Over the first 10 days of training camp, Alex Ovechkin has skated with no fewer than five different linemates in various configurations. The combinations on the other forward lines are equally as plentiful.

While Coach Bruce Boudreau told media members not to analyze all of the variations, it’s safe to say that everyone from reporters to fans and players is curious to see how the lineup will shake out for the regular season opener on Oct. 8.

What makes the Capitals different at this time of year from many teams, though, is that where a player skates for the first game of the 2011-12 season may have little bearing on where they play for the rest of the year, or even the next game.

It’s no secret Boudreau doesn’t hesitate to change up his line combinations and that he prefers forwards be comfortable playing with everyone on the roster, so if a situation warrants a certain mix, an alteration can be made without a steep learning curve.

This year the Capitals seem to have even more options than in the past, with a cupboard stocked full of forwards who can play multiple positions and serve multiple roles, from scorer to shut-down checker.

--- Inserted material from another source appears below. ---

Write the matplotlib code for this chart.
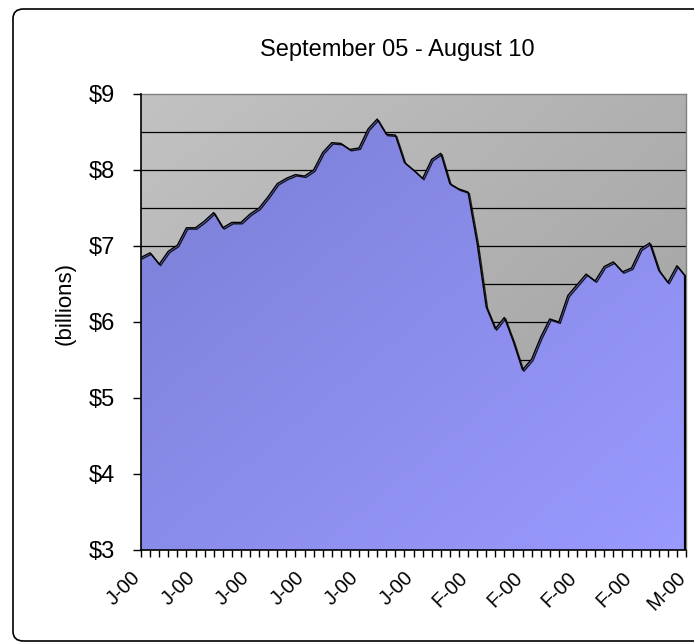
import numpy as np
import matplotlib
matplotlib.use('Agg')
import matplotlib.pyplot as plt
import matplotlib.patheffects as pe
import matplotlib.transforms as mtransforms
from matplotlib.patches import FancyBboxPatch

plt.rcParams['font.family'] = ['Liberation Sans', 'DejaVu Sans']

title = 'September 05 - August 10'
ylabel = '(billions)'
# monthly values, in billions of dollars
values = [6.85, 6.91, 6.76, 6.93, 7.01, 7.24, 7.24, 7.33, 7.44, 7.24,
          7.31, 7.31, 7.42, 7.50, 7.65, 7.82, 7.89, 7.94, 7.92, 8.00,
          8.23, 8.36, 8.35, 8.27, 8.29, 8.54, 8.67, 8.47, 8.46, 8.10,
          8.00, 7.89, 8.14, 8.22, 7.82, 7.75, 7.71, 7.04, 6.20, 5.91,
          6.06, 5.74, 5.37, 5.51, 5.80, 6.04, 6.00, 6.35, 6.49, 6.63,
          6.54, 6.73, 6.79, 6.66, 6.71, 6.96, 7.04, 6.68, 6.52, 6.74,
          6.59]
xlabels = ['J-00', 'J-00', 'J-00', 'J-00', 'J-00', 'J-00',
           'F-00', 'F-00', 'F-00', 'F-00', 'M-00']
yticks = [3, 4, 5, 6, 7, 8, 9]

x = np.arange(len(values))
vals = np.array(values)
ymin, ymax = 3, 9

fig = plt.figure(figsize=(6.94, 6.42), dpi=100)
fig.patches.append(FancyBboxPatch((13 / 694, 1 - 641 / 642), 1.0, 632 / 642,
                                  boxstyle='round,pad=0,rounding_size=0.015',
                                  transform=fig.transFigure, facecolor='none',
                                  edgecolor='black', linewidth=1.2))

ax = fig.add_axes([141 / 694, 1 - 550 / 642, 545 / 694, 456 / 642])
ax.set_xlim(0, len(values) - 1)
ax.set_ylim(ymin, ymax)

# plot area gradient (light gray top-left to darker bottom-right)
gx, gy = np.meshgrid(np.linspace(0, 1, 200), np.linspace(0, 1, 200))
g = (gx + gy) / 2
bg = np.zeros((200, 200, 3))
c0 = np.array([194, 194, 194]) / 255
c1 = np.array([158, 158, 158]) / 255
for k in range(3):
    bg[..., k] = c0[k] + (c1[k] - c0[k]) * g
ax.imshow(bg, extent=[0, len(values) - 1, ymin, ymax], aspect='auto',
          origin='upper', zorder=0)

for yv in np.arange(3.5, 9.0, 0.5):
    ax.axhline(yv, color='black', linewidth=0.9, zorder=1)

# area with gradient fill
poly = ax.fill_between(x, vals, ymin, facecolor='none', edgecolor='none')
a0 = np.array([122, 126, 212]) / 255
a1 = np.array([154, 154, 255]) / 255
area = np.zeros((200, 200, 3))
for k in range(3):
    area[..., k] = a0[k] + (a1[k] - a0[k]) * g
im = ax.imshow(area, extent=[0, len(values) - 1, ymin, ymax], aspect='auto',
               origin='upper', zorder=2)
im.set_clip_path(poly.get_paths()[0], transform=ax.transData)

ax.plot(x, vals, color='black', linewidth=1.0, zorder=3,
        path_effects=[pe.SimpleLineShadow(offset=(1.0, -1.0), shadow_color='black', alpha=0.85),
                      pe.Normal()])
ax.plot([x[-1], x[-1]], [vals[-1], ymin], color='black', linewidth=3, zorder=3)

ax.set_yticks(yticks)
ax.set_yticklabels(['$' + str(v) for v in yticks], fontsize=17)
ax.set_xticks(x[::6])
ax.set_xticklabels(xlabels, rotation=45, ha='right', va='top',
                   rotation_mode='anchor', fontsize=14.5)
ax.set_xticks(x, minor=True)
ax.tick_params(axis='x', which='both', direction='out', length=5, width=1, pad=8)
ax.tick_params(axis='y', which='major', direction='out', length=6, width=1, pad=13)

shift = mtransforms.ScaledTranslation(-0.1, 0, fig.dpi_scale_trans)
for lab in ax.get_xticklabels():
    lab.set_transform(lab.get_transform() + shift)

for s in ['top', 'right']:
    ax.spines[s].set_color('#808080')
    ax.spines[s].set_linewidth(1)
for s in ['left', 'bottom']:
    ax.spines[s].set_color('black')
    ax.spines[s].set_linewidth(1.2)
    ax.spines[s].set_zorder(4)

ax.set_ylabel(ylabel, fontsize=16)
ax.yaxis.set_label_coords(-0.12, 0.54)
fig.text(397 / 694, 1 - 50 / 642, title, ha='center', va='center', fontsize=17)

fig.savefig('out.png', dpi=100)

While much of the rotation last season came from trying to spark the offense, this preseason Boudreau suggested that the tweaks could come as a countermeasure to an opponent. (Like when he created a shut-down line to face Anaheim’s top trio of Ryan Getzlaf, Corey Perry and Bobby Ryan last year.) Asked about that possibility Monday, though, Boudreau said he won’t make changes just for the sake of doing it.

“I hinted at it, but I think everything is as it goes, see how the team is playing,” Boudreau said. “If we’re playing good, I’m not going to break up combinations just because who we’re playing. I would rather them worry about us and believe that we’ve got guys that can play in all roles against anybody.

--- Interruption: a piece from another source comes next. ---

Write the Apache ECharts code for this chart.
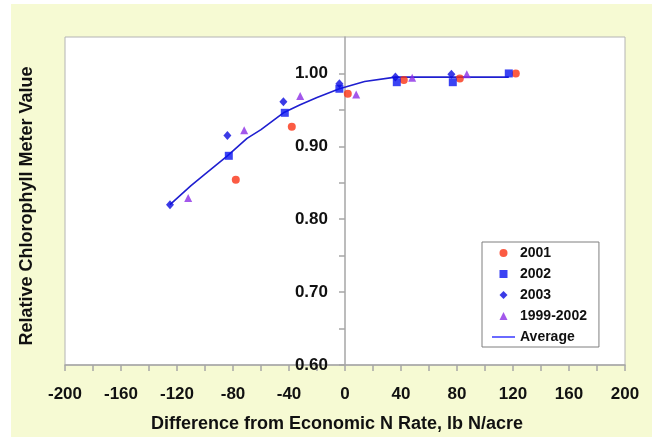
<!DOCTYPE html>
<html>
<head>
<meta charset="utf-8">
<script src="https://cdn.jsdelivr.net/npm/echarts@6/dist/echarts.min.js"></script>
<style>
html,body{margin:0;padding:0;background:#ffffff;}
#chart{width:652px;height:437px;}
</style>
</head>
<body>
<div id="chart"></div>
<script>
// ---- data ----
const series2001 = [[-78, 0.854], [-38, 0.927], [2, 0.972], [42, 0.991], [82, 0.993], [122, 1.000]];
const series2002 = [[-83, 0.887], [-43, 0.946], [-4, 0.979], [37, 0.988], [77, 0.988], [117, 1.000]];
const series2003 = [[-125, 0.820], [-84, 0.915], [-44, 0.961], [-4, 0.986], [36, 0.995], [76, 0.999]];
const series9902 = [[-112, 0.829], [-72, 0.922], [-32, 0.969], [8, 0.971], [48, 0.994], [87, 0.999]];
const averageLine = [[-125, 0.820], [-110, 0.846], [-100, 0.862], [-84, 0.887], [-70, 0.911], [-60, 0.923],
  [-44, 0.946], [-32, 0.957], [-20, 0.967], [-4, 0.979], [14, 0.989], [36, 0.995], [117, 0.995]];
const seriesNames = ['2001', '2002', '2003', '1999-2002', 'Average'];
const xTitle = 'Difference from Economic N Rate, lb N/acre';
const yTitle = 'Relative Chlorophyll Meter Value';

const FONT = '"Liberation Sans", Arial, sans-serif';
const chart = echarts.init(document.getElementById('chart'), null, {renderer: 'canvas'});
const axisGray = '#a6a6a6';

chart.setOption({
  animation: false,
  backgroundColor: '#ffffff',
  graphic: [
    {type: 'rect', z: -10, x: 11, y: 4, shape: {x: 0, y: 0, width: 641, height: 433},
     style: {fill: '#f6fad3'}},
    {type: 'text', z: 10, x: 337, y: 424,
     style: {text: xTitle, x: 0, y: 0, textAlign: 'center', textVerticalAlign: 'middle',
       font: 'bold 18px ' + FONT, fill: '#111'}},
    {type: 'text', z: 10, rotation: Math.PI / 2, x: 27, y: 206,
     style: {text: yTitle, x: 0, y: 0, textAlign: 'center', textVerticalAlign: 'middle',
       font: 'bold 18px ' + FONT, fill: '#111'}}
  ],
  grid: {left: 65, right: 27, top: 37, bottom: 72, show: true, backgroundColor: '#ffffff',
    borderColor: '#b4b4b4', borderWidth: 1},
  legend: {
    orient: 'vertical', left: 482, top: 242,
    backgroundColor: '#ffffff', borderColor: '#7f7f7f', borderWidth: 1,
    padding: [4, 12, 3, 10], itemGap: 7, itemWidth: 23, itemHeight: 8,
    symbolKeepAspect: true,
    textStyle: {fontFamily: FONT, fontWeight: 'bold', fontSize: 14, color: '#111'},
    data: [
      {name: seriesNames[0], icon: 'circle'},
      {name: seriesNames[1], icon: 'path://M0,0H10V10H0Z'},
      {name: seriesNames[2], icon: 'path://M5,0L10,5L5,10L0,5Z'},
      {name: seriesNames[3], icon: 'path://M5,0L10,10H0Z'},
      {name: seriesNames[4], icon: 'path://M0,0H115V10H0Z', itemStyle: {color: '#6a6aff'}}
    ]
  },
  xAxis: {
    type: 'value', min: -200, max: 200, interval: 20,
    axisLine: {onZero: false, lineStyle: {color: axisGray, width: 1.5}},
    axisTick: {show: true, length: 6, lineStyle: {color: axisGray, width: 1.5}},
    splitLine: {show: false},
    axisLabel: {margin: 21, fontFamily: FONT, fontWeight: 'bold', fontSize: 17, color: '#111',
      formatter: v => (Math.round(v) % 40 === 0 ? String(Math.round(v)) : '')}
  },
  yAxis: {
    type: 'value', min: 0.6, max: 1.05, interval: 0.05, position: 'left', offset: -280,
    axisLine: {show: true, onZero: false, lineStyle: {color: axisGray, width: 1.5}},
    axisTick: {show: true, length: 6, lineStyle: {color: axisGray, width: 1.5}},
    splitLine: {show: false},
    axisLabel: {margin: 17, fontFamily: FONT, fontWeight: 'bold', fontSize: 17, color: '#111',
      showMaxLabel: false,
      formatter: v => {const k = Math.round(v * 100); return (k % 10 === 0 && k <= 100) ? (k / 100).toFixed(2) : '';}}
  },
  series: [
    {name: seriesNames[4], type: 'line', data: averageLine, showSymbol: false, symbol: 'none', z: 2,
     lineStyle: {color: '#1f1fd0', width: 1.6}, itemStyle: {color: '#1f1fd0'}},
    {name: seriesNames[0], type: 'scatter', data: series2001, symbol: 'circle', symbolSize: 8, z: 3,
     itemStyle: {color: '#fa3214'}},
    {name: seriesNames[1], type: 'scatter', data: series2002, symbol: 'rect', symbolSize: 8, z: 3,
     itemStyle: {color: '#0a14f0'}},
    {name: seriesNames[2], type: 'scatter', data: series2003, symbol: 'diamond', symbolSize: [8, 9], z: 3,
     itemStyle: {color: '#0a0ae0'}},
    {name: seriesNames[3], type: 'scatter', data: series9902, symbol: 'triangle', symbolSize: 8, z: 3,
     itemStyle: {color: '#8c2ee6'}}
  ]
});
</script>
</body>
</html>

“I’ve always believed that all four lines should be able to check and all four lines should be able to create some offense,” Boudreau said.

Now, the argument against flexibility among lines and being able to mix and match is one of chemistry. If players don’t spend much time working with each other, how can they build intangibles between them and become a more effective unit? That’s something that General Manager George McPhee previously stated he wasn’t worried about.

“This is not the 1970s, where our lines stayed together for five or six years. Things have changed,” McPhee said earlier this month. “I don’t think it affects chemistry a whole lot. There’s usually two players on a line who spend a lot of time together and a third guy who moves around a bit more. There are times when you get into big games or injuries and you move guys around, and it’s nice to have played with someone before. In the cap era it really helps to have players that can go up and down a lineup.”